Many people who are have worked with an employer with a DB plan will have or had a DC pot managed by the trustees. This blog looks at what will happen to member’s DC savings as DB plans move into the “endgame”.
How DB schemes came to manage DC.
It amazes me that DC benefits are still considered an afterthought by DB schemes. After 25 years of being taught that for sponsors , pensions are a balance sheet menace, I suppose it shouldn’t. All the same, the way “DC” is discussed, suggests that for many DB decision makers, it is simply lumped into the bucket marked “things that are stopping us doing our day job”.
In their original conception , DB schemes did not bother with “money purchasing annuities”, if you had a savings pot, you could swap it for extra pension using a formula , this included money you’d saved elsewhere in the pension system which could be “transferred in” to buy more income paid by the trustees. In the eighties and nineties there was a craze for “money purchase underpins” where a member was promised the higher of the DB promise or what the members notional DC entitlement would buy! This included DC underpins that provided protected rights on contracted out entitlements.
This gung ho attitude came to an abrupt halt when liabilities became more expensive to fund and the long bull run in equities ran out at the end of the last millennium. Memories live long, many DB schemes are now paying the promises so lavishly distributed decades ago and herein lies the distrust amongst DB managers and regulators of “DC sections”.
Most DB schemes have DV sections, technically they are classed as trustee investment plans (TIPs) with hypothecated benefits for individual savers. They can be funded entirely by the member (what we call AVCs) or can be part funded by the sponsor, (in which case they can be treated as a workplace pension for AE purposes). These TIPS sit within DB trusts because DB trustees are supposed to know about DC investing. In practice it is their consultants who typically design the TIPs choice architecture, help select the provider (usually an insurer) and communicate the benefits to members with hypothecated rights. The consultants usually get the insurers in to execute the contracts with the trustees and administer the investments and keep member records.
The engagement from Trustees in these arrangements is often minimal, it has often been noted that DC matters are relegated to “any other business” on Trustee agenda.
Although these TIPs are owned by Trustees, the money in them is accounted for as a benefit to the members who have contributed to the plans and the promise of payment forms part of their financial planning.
To the sponsor, AVCs and workplace pension rights sat within a trust are a nuisance in the way of buy-out, to the member, the money is part of their retirement plan. They have entrusted the DB scheme to nurture their savings and have an expectation of a duty of care.
Watch the three minute video from Hymans Robertson’s Brenda Kite to get an understanding of the issues that surround the DC sections of DB schemes. Do this whether you are a trustee, sponsor or a member of a corporate DB plan.
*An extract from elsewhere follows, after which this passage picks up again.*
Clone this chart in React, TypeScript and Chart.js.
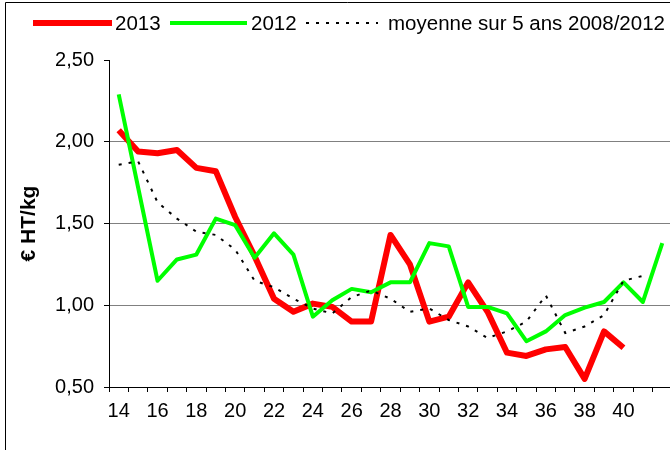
import React, { useEffect, useRef } from 'react';
import { Chart, registerables } from 'chart.js';

Chart.register(...registerables);

// ---- data ----
const semaines = ['14','15','16','17','18','19','20','21','22','23','24','25','26','27','28','29','30','31','32','33','34','35','36','37','38','39','40','41','42'];
const prix2013 = [2.07, 1.94, 1.93, 1.95, 1.84, 1.82, 1.54, 1.30, 1.04, 0.96, 1.01, 0.99, 0.90, 0.90, 1.43, 1.25, 0.90, 0.93, 1.14, 0.96, 0.71, 0.69, 0.73, 0.745, 0.55, 0.84, 0.74, null, null];
const prix2012 = [2.29, 1.72, 1.15, 1.28, 1.31, 1.53, 1.49, 1.29, 1.44, 1.31, 0.93, 1.03, 1.10, 1.08, 1.14, 1.14, 1.38, 1.36, 0.99, 0.99, 0.95, 0.78, 0.84, 0.94, 0.985, 1.02, 1.14, 1.02, 1.38];
const moyenne5ans = [1.86, 1.88, 1.63, 1.53, 1.45, 1.43, 1.34, 1.15, 1.11, 1.04, 0.98, 0.95, 1.05, 1.09, 1.04, 0.96, 0.98, 0.91, 0.87, 0.80, 0.84, 0.90, 1.06, 0.83, 0.87, 0.94, 1.15, 1.18, null];
const serieLabels = ['2013', '2012', 'moyenne sur 5 ans 2008/2012'];
const yMin = 0.5;
const yMax = 2.5;
const yStep = 0.5;
const yTitle = '€ HT/kg';

const FONT = '"Liberation Sans", Arial, sans-serif';

const framePlugin = {
  id: 'frameAndLegend',
  beforeDraw(chart: any) {
    const ctx = chart.ctx;
    ctx.save();
    ctx.fillStyle = '#ffffff';
    ctx.fillRect(0, 0, chart.width, chart.height);
    ctx.restore();
  },
  afterDraw(chart: any) {
    const ctx = chart.ctx;
    ctx.save();
    // outer frame (left + top)
    ctx.strokeStyle = '#000000';
    ctx.lineWidth = 1;
    ctx.beginPath();
    ctx.moveTo(5.5, chart.height);
    ctx.lineTo(5.5, 2.5);
    ctx.lineTo(chart.width, 2.5);
    ctx.stroke();

    // legend
    const items = [
      { x0: 33, x1: 112, tx: 115 },
      { x0: 170, x1: 247, tx: 251 },
      { x0: 306, x1: 378, tx: 388 },
    ];
    const y = 23;
    ctx.font = '20.5px ' + FONT;
    ctx.textBaseline = 'middle';
    ctx.textAlign = 'left';
    chart.data.datasets.forEach((ds: any, i: number) => {
      const it = items[i];
      ctx.save();
      ctx.strokeStyle = ds.borderColor;
      ctx.lineWidth = ds.borderWidth;
      ctx.setLineDash(ds.borderDash || []);
      ctx.lineCap = 'butt';
      ctx.beginPath();
      ctx.moveTo(it.x0, y);
      ctx.lineTo(it.x1, y);
      ctx.stroke();
      ctx.restore();
      ctx.fillStyle = '#000000';
      ctx.fillText(ds.label, it.tx, y + 1);
    });
    ctx.restore();
  },
};

export default function App() {
  const canvasRef = useRef<HTMLCanvasElement | null>(null);

  useEffect(() => {
    document.body.style.margin = '0';
    const canvas = canvasRef.current;
    if (!canvas) return;
    const chart = new Chart(canvas, {
      type: 'line',
      data: {
        labels: semaines,
        datasets: [
          {
            label: serieLabels[0],
            data: prix2013,
            borderColor: '#ff0000',
            backgroundColor: '#ff0000',
            borderWidth: 6,
            pointRadius: 0,
            tension: 0,
            borderJoinStyle: 'round',
            order: 2,
          },
          {
            label: serieLabels[1],
            data: prix2012,
            borderColor: '#00ff00',
            backgroundColor: '#00ff00',
            borderWidth: 4,
            pointRadius: 0,
            tension: 0,
            borderJoinStyle: 'round',
            order: 1,
          },
          {
            label: serieLabels[2],
            data: moyenne5ans,
            borderColor: '#000000',
            backgroundColor: '#000000',
            borderWidth: 2,
            borderDash: [3, 7],
            pointRadius: 0,
            tension: 0,
            order: 0,
          },
        ],
      },
      options: {
        animation: false,
        responsive: false,
        events: [],
        layout: { padding: { top: 60, left: 0, right: 18, bottom: 0 } },
        plugins: {
          legend: { display: false },
          tooltip: { enabled: false },
          title: { display: false },
        },
        scales: {
          x: {
            type: 'category',
            offset: true,
            grid: {
              display: true,
              offset: true,
              drawOnChartArea: false,
              drawTicks: true,
              tickLength: 5,
              tickColor: '#000000',
              color: '#000000',
            },
            border: { display: true, color: '#000000', width: 1 },
            ticks: {
              autoSkip: false,
              maxRotation: 0,
              minRotation: 0,
              padding: 7,
              color: '#000000',
              font: { family: FONT, size: 20 },
              callback: (_v: any, i: number) => (i % 2 === 0 && i <= 26 ? semaines[i] : ''),
            },
            afterFit: (scale: any) => {
              scale.height = 63;
            },
          },
          y: {
            min: yMin,
            max: yMax,
            grid: {
              color: (c: any) => (c.tick && (c.tick.value === yMax || c.tick.value === yMin) ? 'rgba(0,0,0,0)' : '#808080'),
              drawTicks: true,
              tickLength: 5,
              tickColor: '#000000',
              lineWidth: 1,
            },
            border: { display: true, color: '#000000', width: 1 },
            ticks: {
              stepSize: yStep,
              padding: 10,
              color: '#000000',
              font: { family: FONT, size: 20 },
              callback: (v: any) => Number(v).toFixed(2).replace('.', ','),
            },
            title: {
              display: true,
              text: yTitle,
              color: '#000000',
              font: { family: FONT, size: 21, weight: 'bold' },
              padding: { top: 17, bottom: 0 },
            },
            afterFit: (scale: any) => {
              scale.width = 109;
            },
          },
        },
      },
      plugins: [framePlugin],
    } as any);
    return () => chart.destroy();
  }, []);

  return (
    <div style={{ width: 670, height: 450, overflow: 'hidden', position: 'relative', background: '#fff' }}>
      <canvas ref={canvasRef} width={690} height={450} style={{ display: 'block' }} />
    </div>
  );
}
The destination of the DB pot should not be an after thought and is deserving the same attention and care whether the scheme is heading for buy-out or not.
At the wind up of a DB scheme, my experience is that members are asked to engage through the provision of a transfer value and expected to find their own way home. If they do not take the transfer value into another plan, they will be opted out of the Trustee Investment Plan into something which “does enough” to meet compliance but often not much more. Transfers are still made into legacy insurance contracts such as section 32 buy out plans (as Brenda mentions).
A better way
We are beginning to see insurance companies and master trusts using insurance platforms, creating new TIPs based on the investment funds, platforms and member services available to savers in flagship workplace pensions. These plans are being made available to DB plans (including LGPS and other public sector schemes) and could start upgrading existing TIPs due renovation.
They are likely to provide improved value for member’s money and they offer an easy continuation option as and when schemes wind up, consolidating into superfunds or being bought out by insurers.
Well done LGIM and the Avon LGPS pension fund for taking the stag by the horns and revamping member AVCs using functionality and funds ported from the Legal and General Master Trust
It would be good to see more insurers following LGIM into this area of product development.
For master trusts to use their insurance platforms (Mobius et al) to compete for business. Too many AVC and other DC sections of DB plans are now looking jaded and poor VFM. While these contracts look to be outside the immediate scope of the VFM Framework (hybrid scheme exemption), they should not be exempt from the trustee’s duty of care.
Thankfully, we have consultants who are forward thinking and encouraging the market to do better. Expect to see product development in this area over the next twelve months as the DC providers wake up to the problems that DB schemes will have – so expertly detailed in Hyman’s video.